Niet alle afspraken zijn toelaatbaar. Volgens de PG is in het huidige recht geen plaats voor onder meer afspraken over:

  • Bekentenissen.
  • De oplegging van ingrijpende vrijheidsbenemende maatregelen, zoals tbs.
  • Het niet instellen van een rechtsmiddel.

De rechter is niet gebonden aan gemaakte procesafspraken die uitmonden in een afdoeningsvoorstel. Als de rechter het afdoeningsvoorstel niet volgt kan de rechter de zaak zonder heropening van de behandeling afdoen als er sprake is van een lichte afwijking die niet afdoet aan de essentie van het afdoeningsvoorstel. Als de rechter vindt dat aan de verdedigingsrechten van de verdachte of de procespositie van het OM tekort zou worden gedaan moet de behandeling wel worden heropend.
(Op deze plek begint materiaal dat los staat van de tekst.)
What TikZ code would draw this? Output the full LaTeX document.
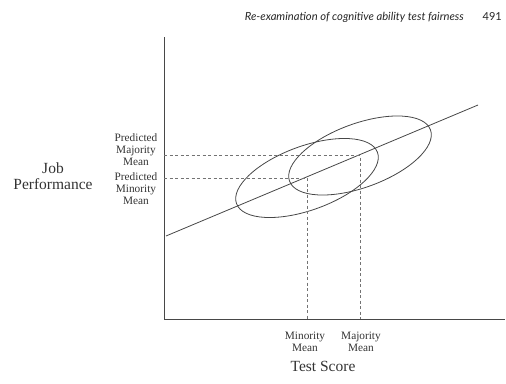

Het is afhankelijk van de feiten en omstandigheden (zoals de grond voor heropening) of het onderzoek door dezelfde rechters kan worden hervat.

Uitspraak Hoge Raad

De uitspraak van de Hoge Raad is voorlopig bepaald op 27 september 2022.

Een uitspraak van de Hoge Raad in een zaak waarin sprake is van een cassatie in het belang der wet heeft geen rechtsgevolgen voor de betrokken partijen. De eerdere uitspraak van de rechtsprekende instantie blijft van kracht.

De Procureur-Generaal bij de Hoge Raad is een onafhankelijk en zelfstandig instituut binnen de rechterlijke organisatie dat los staat van het rechtscollege de Hoge Raad. Er is geen gezagsverhouding tussen de Procureur-Generaal en de Hoge Raad. Dat komt ook tot uitdrukking in het woordje ‘bij’. De Procureur-Generaal geeft leiding aan het parket bij de Hoge Raad. Het parket bij de Hoge Raad behoort niet tot het Openbaar Ministerie en is onafhankelijk ten opzichte van de Minister van Justitie en Veiligheid.